▶ _Given request_
All the data should be repeated exactly. Any image in it is left out.
Recorded information start
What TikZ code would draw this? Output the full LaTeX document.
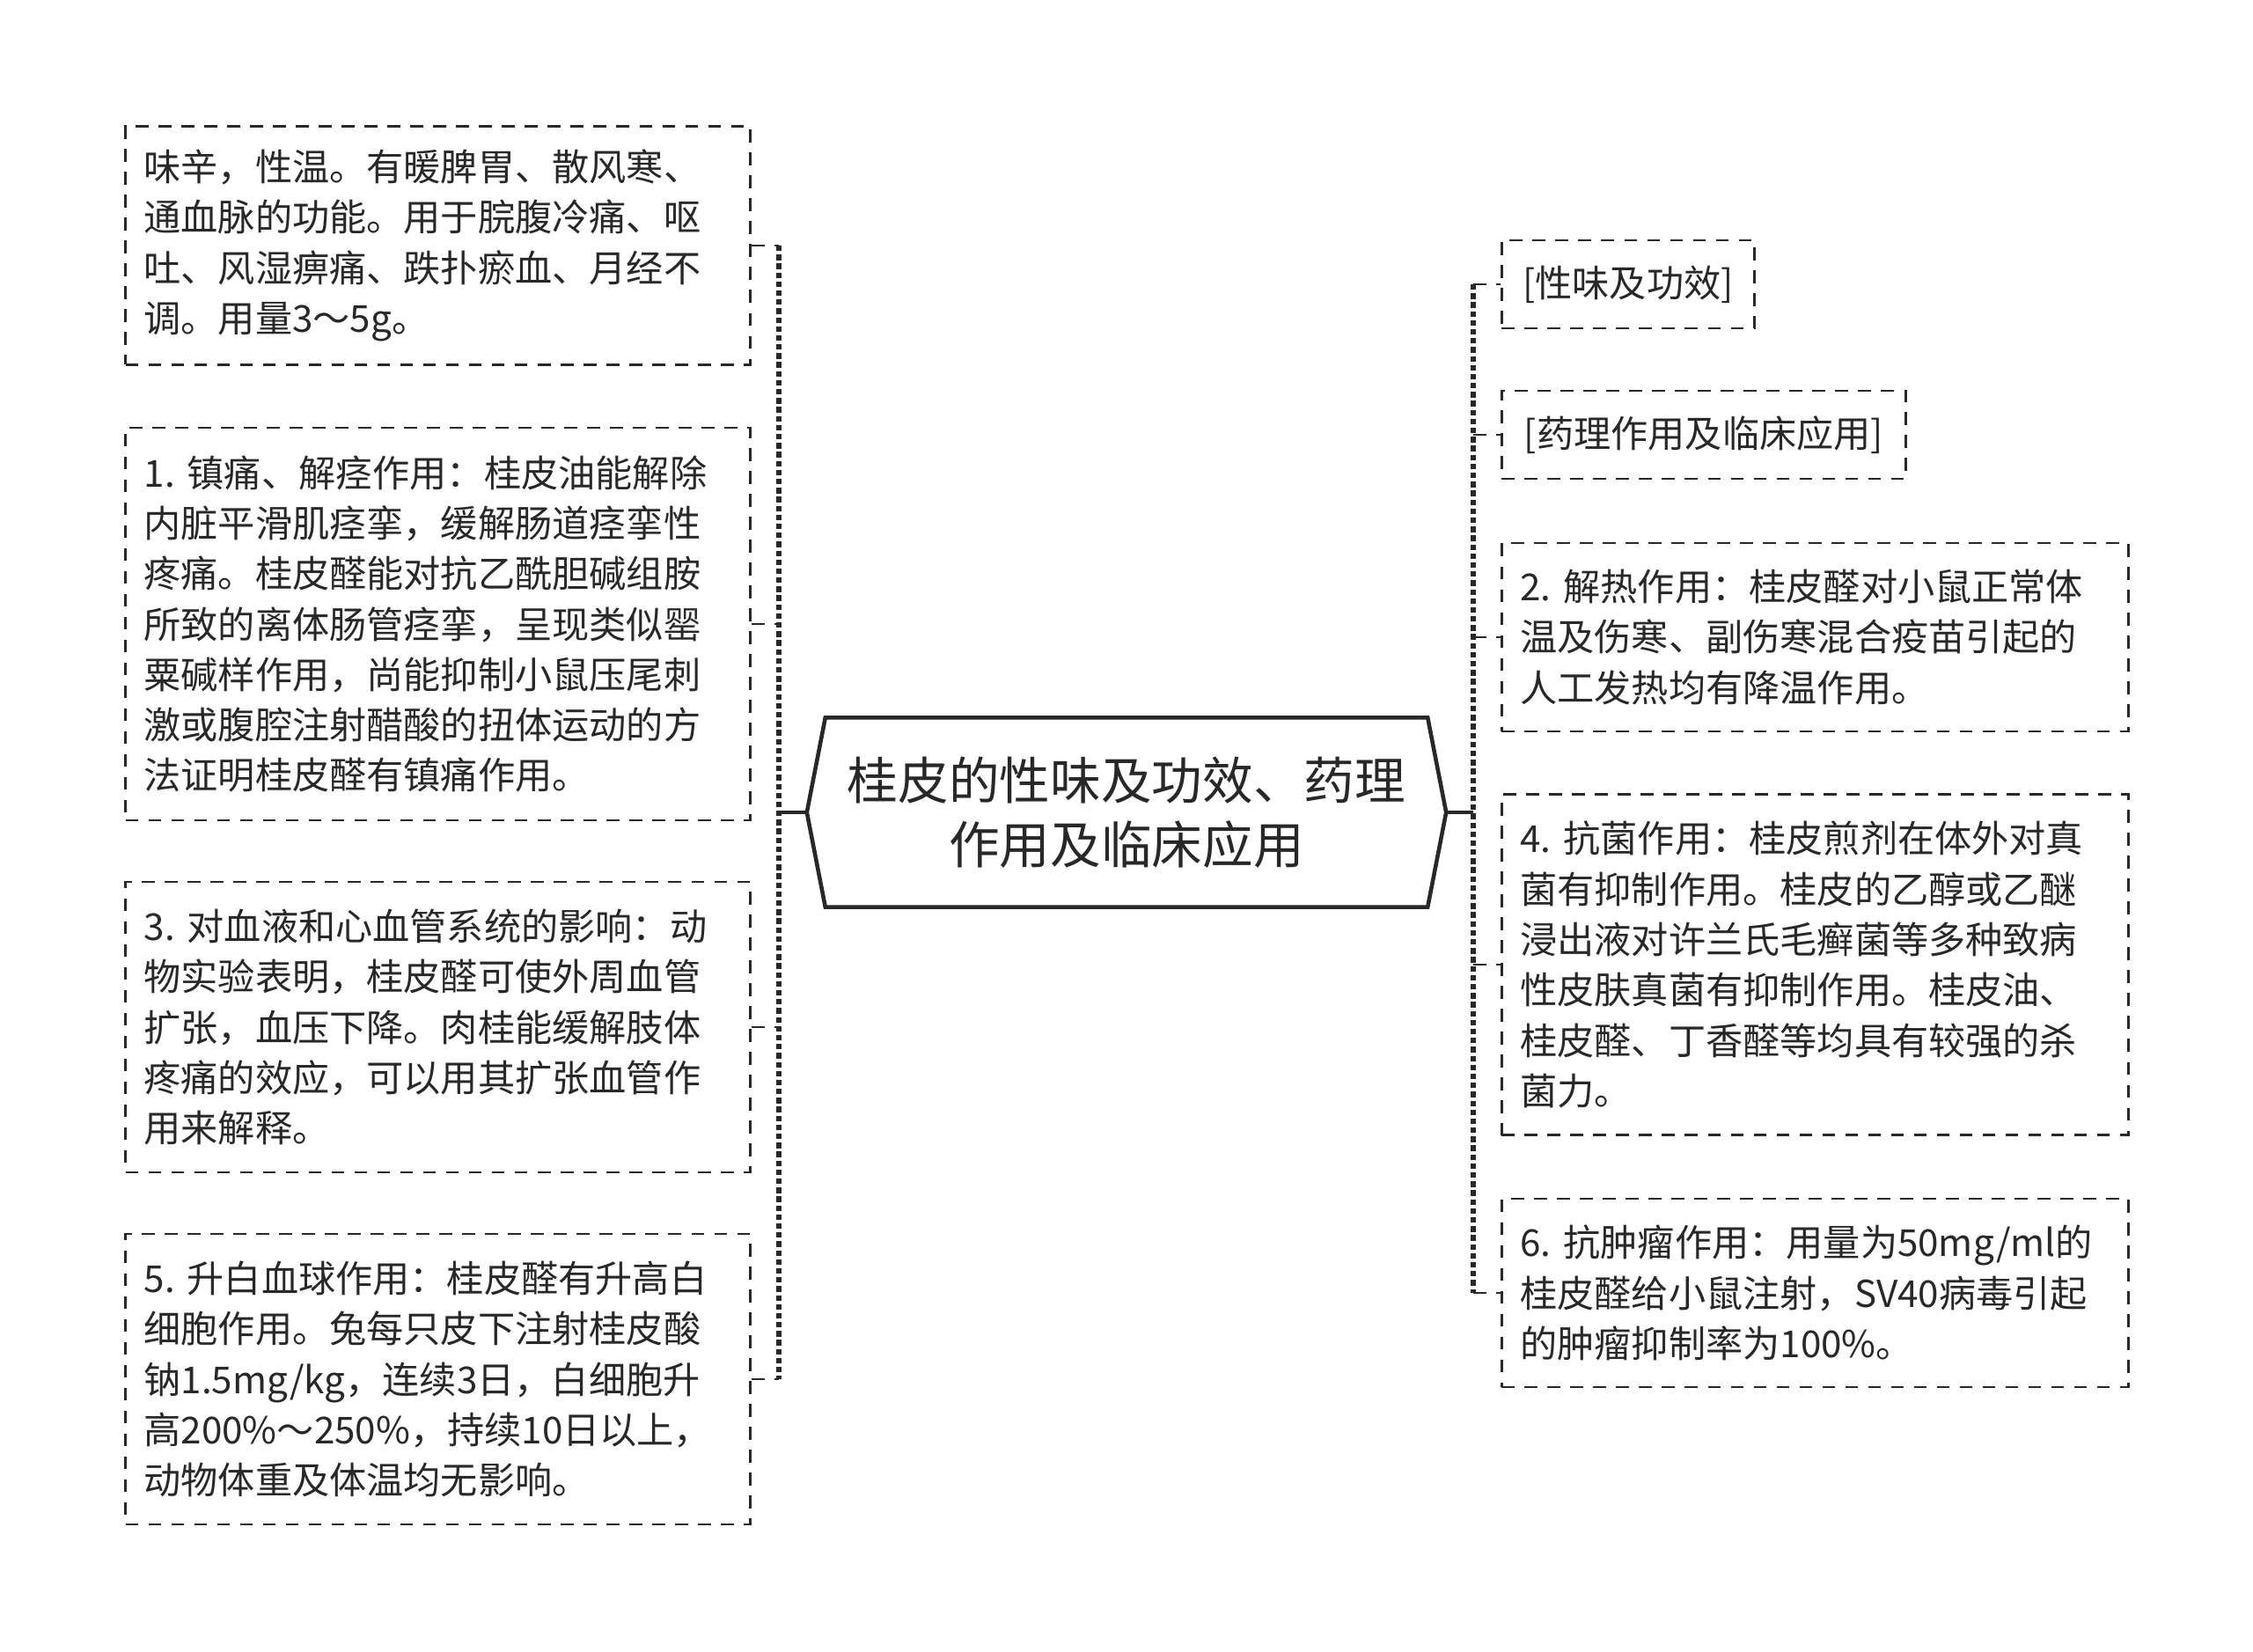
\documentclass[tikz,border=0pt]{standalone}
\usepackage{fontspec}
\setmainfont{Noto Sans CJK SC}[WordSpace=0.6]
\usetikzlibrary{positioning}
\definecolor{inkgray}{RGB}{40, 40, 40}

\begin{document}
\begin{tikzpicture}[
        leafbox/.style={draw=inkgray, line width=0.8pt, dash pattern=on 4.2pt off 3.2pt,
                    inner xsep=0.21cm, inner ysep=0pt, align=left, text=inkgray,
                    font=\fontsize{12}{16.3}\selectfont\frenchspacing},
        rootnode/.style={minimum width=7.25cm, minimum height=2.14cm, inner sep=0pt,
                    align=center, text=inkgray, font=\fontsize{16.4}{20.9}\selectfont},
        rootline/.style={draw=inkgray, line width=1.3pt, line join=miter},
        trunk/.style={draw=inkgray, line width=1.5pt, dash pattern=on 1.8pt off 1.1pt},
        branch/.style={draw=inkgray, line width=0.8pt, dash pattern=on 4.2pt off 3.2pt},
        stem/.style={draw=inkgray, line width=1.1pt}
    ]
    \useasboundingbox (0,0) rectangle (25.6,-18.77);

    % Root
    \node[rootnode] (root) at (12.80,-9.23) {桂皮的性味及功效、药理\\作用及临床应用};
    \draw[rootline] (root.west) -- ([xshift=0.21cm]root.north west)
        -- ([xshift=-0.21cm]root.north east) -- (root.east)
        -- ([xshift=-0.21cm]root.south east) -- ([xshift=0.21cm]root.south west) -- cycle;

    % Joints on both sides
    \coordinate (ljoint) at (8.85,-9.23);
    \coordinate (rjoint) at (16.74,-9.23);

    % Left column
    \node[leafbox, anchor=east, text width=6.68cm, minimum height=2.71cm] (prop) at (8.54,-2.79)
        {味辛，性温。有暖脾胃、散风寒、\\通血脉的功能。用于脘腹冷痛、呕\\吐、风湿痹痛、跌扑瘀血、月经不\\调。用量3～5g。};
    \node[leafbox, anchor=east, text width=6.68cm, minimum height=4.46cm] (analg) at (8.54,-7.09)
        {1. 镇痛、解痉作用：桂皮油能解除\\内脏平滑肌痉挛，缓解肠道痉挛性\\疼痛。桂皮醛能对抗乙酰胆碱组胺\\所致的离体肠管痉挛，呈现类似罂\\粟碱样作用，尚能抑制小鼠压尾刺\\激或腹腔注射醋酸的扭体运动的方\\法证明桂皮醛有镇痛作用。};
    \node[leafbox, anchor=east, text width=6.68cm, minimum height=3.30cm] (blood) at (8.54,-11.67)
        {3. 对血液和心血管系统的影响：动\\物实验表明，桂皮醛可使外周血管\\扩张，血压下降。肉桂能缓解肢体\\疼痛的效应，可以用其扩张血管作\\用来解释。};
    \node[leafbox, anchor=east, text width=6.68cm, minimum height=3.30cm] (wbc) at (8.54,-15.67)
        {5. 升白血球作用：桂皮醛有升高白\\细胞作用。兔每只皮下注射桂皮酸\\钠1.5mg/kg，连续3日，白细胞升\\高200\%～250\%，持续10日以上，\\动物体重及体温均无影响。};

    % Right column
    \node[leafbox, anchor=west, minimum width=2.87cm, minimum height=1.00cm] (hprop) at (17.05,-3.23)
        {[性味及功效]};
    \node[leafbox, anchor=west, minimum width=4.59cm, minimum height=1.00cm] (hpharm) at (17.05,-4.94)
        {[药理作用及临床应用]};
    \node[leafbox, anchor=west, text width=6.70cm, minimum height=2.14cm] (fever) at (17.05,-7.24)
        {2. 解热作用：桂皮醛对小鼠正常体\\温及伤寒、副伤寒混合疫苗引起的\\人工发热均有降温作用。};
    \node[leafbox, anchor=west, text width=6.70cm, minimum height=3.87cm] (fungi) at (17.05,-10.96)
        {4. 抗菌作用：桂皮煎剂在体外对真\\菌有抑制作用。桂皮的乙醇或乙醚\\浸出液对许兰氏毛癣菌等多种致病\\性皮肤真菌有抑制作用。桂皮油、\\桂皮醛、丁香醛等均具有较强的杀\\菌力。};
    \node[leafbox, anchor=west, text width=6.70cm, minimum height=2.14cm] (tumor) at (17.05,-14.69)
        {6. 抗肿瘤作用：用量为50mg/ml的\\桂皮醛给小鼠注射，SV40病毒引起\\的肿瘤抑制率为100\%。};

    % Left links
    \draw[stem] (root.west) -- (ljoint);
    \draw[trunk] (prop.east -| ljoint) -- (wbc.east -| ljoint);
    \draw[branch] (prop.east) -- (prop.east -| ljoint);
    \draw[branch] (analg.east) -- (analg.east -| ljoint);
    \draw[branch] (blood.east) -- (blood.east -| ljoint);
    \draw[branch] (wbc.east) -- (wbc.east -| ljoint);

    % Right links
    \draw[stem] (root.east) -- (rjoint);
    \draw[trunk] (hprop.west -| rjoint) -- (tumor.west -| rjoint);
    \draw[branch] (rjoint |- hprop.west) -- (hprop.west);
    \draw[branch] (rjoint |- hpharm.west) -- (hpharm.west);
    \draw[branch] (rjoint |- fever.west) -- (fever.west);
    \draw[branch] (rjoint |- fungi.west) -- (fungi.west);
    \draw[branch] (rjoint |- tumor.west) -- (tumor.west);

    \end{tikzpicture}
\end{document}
Recorded information end
▶ _Completed task_
What TikZ code would draw this? Output the full LaTeX document.
\documentclass[tikz,border=0pt]{standalone}
\usepackage{fontspec}
\setmainfont{Noto Sans CJK SC}[WordSpace=0.6]
\usetikzlibrary{positioning}
\definecolor{inkgray}{RGB}{40, 40, 40}

\begin{document}
\begin{tikzpicture}[
        leafbox/.style={draw=inkgray, line width=0.8pt, dash pattern=on 4.2pt off 3.2pt,
                    inner xsep=0.21cm, inner ysep=0pt, align=left, text=inkgray,
                    font=\fontsize{12}{16.3}\selectfont\frenchspacing},
        rootnode/.style={minimum width=7.25cm, minimum height=2.14cm, inner sep=0pt,
                    align=center, text=inkgray, font=\fontsize{16.4}{20.9}\selectfont},
        rootline/.style={draw=inkgray, line width=1.3pt, line join=miter},
        trunk/.style={draw=inkgray, line width=1.5pt, dash pattern=on 1.8pt off 1.1pt},
        branch/.style={draw=inkgray, line width=0.8pt, dash pattern=on 4.2pt off 3.2pt},
        stem/.style={draw=inkgray, line width=1.1pt}
    ]
    \useasboundingbox (0,0) rectangle (25.6,-18.77);

    % Root
    \node[rootnode] (root) at (12.80,-9.23) {桂皮的性味及功效、药理\\作用及临床应用};
    \draw[rootline] (root.west) -- ([xshift=0.21cm]root.north west)
        -- ([xshift=-0.21cm]root.north east) -- (root.east)
        -- ([xshift=-0.21cm]root.south east) -- ([xshift=0.21cm]root.south west) -- cycle;

    % Joints on both sides
    \coordinate (ljoint) at (8.85,-9.23);
    \coordinate (rjoint) at (16.74,-9.23);

    % Left column
    \node[leafbox, anchor=east, text width=6.68cm, minimum height=2.71cm] (prop) at (8.54,-2.79)
        {味辛，性温。有暖脾胃、散风寒、\\通血脉的功能。用于脘腹冷痛、呕\\吐、风湿痹痛、跌扑瘀血、月经不\\调。用量3～5g。};
    \node[leafbox, anchor=east, text width=6.68cm, minimum height=4.46cm] (analg) at (8.54,-7.09)
        {1. 镇痛、解痉作用：桂皮油能解除\\内脏平滑肌痉挛，缓解肠道痉挛性\\疼痛。桂皮醛能对抗乙酰胆碱组胺\\所致的离体肠管痉挛，呈现类似罂\\粟碱样作用，尚能抑制小鼠压尾刺\\激或腹腔注射醋酸的扭体运动的方\\法证明桂皮醛有镇痛作用。};
    \node[leafbox, anchor=east, text width=6.68cm, minimum height=3.30cm] (blood) at (8.54,-11.67)
        {3. 对血液和心血管系统的影响：动\\物实验表明，桂皮醛可使外周血管\\扩张，血压下降。肉桂能缓解肢体\\疼痛的效应，可以用其扩张血管作\\用来解释。};
    \node[leafbox, anchor=east, text width=6.68cm, minimum height=3.30cm] (wbc) at (8.54,-15.67)
        {5. 升白血球作用：桂皮醛有升高白\\细胞作用。兔每只皮下注射桂皮酸\\钠1.5mg/kg，连续3日，白细胞升\\高200\%～250\%，持续10日以上，\\动物体重及体温均无影响。};

    % Right column
    \node[leafbox, anchor=west, minimum width=2.87cm, minimum height=1.00cm] (hprop) at (17.05,-3.23)
        {[性味及功效]};
    \node[leafbox, anchor=west, minimum width=4.59cm, minimum height=1.00cm] (hpharm) at (17.05,-4.94)
        {[药理作用及临床应用]};
    \node[leafbox, anchor=west, text width=6.70cm, minimum height=2.14cm] (fever) at (17.05,-7.24)
        {2. 解热作用：桂皮醛对小鼠正常体\\温及伤寒、副伤寒混合疫苗引起的\\人工发热均有降温作用。};
    \node[leafbox, anchor=west, text width=6.70cm, minimum height=3.87cm] (fungi) at (17.05,-10.96)
        {4. 抗菌作用：桂皮煎剂在体外对真\\菌有抑制作用。桂皮的乙醇或乙醚\\浸出液对许兰氏毛癣菌等多种致病\\性皮肤真菌有抑制作用。桂皮油、\\桂皮醛、丁香醛等均具有较强的杀\\菌力。};
    \node[leafbox, anchor=west, text width=6.70cm, minimum height=2.14cm] (tumor) at (17.05,-14.69)
        {6. 抗肿瘤作用：用量为50mg/ml的\\桂皮醛给小鼠注射，SV40病毒引起\\的肿瘤抑制率为100\%。};

    % Left links
    \draw[stem] (root.west) -- (ljoint);
    \draw[trunk] (prop.east -| ljoint) -- (wbc.east -| ljoint);
    \draw[branch] (prop.east) -- (prop.east -| ljoint);
    \draw[branch] (analg.east) -- (analg.east -| ljoint);
    \draw[branch] (blood.east) -- (blood.east -| ljoint);
    \draw[branch] (wbc.east) -- (wbc.east -| ljoint);

    % Right links
    \draw[stem] (root.east) -- (rjoint);
    \draw[trunk] (hprop.west -| rjoint) -- (tumor.west -| rjoint);
    \draw[branch] (rjoint |- hprop.west) -- (hprop.west);
    \draw[branch] (rjoint |- hpharm.west) -- (hpharm.west);
    \draw[branch] (rjoint |- fever.west) -- (fever.west);
    \draw[branch] (rjoint |- fungi.west) -- (fungi.west);
    \draw[branch] (rjoint |- tumor.west) -- (tumor.west);

    \end{tikzpicture}
\end{document}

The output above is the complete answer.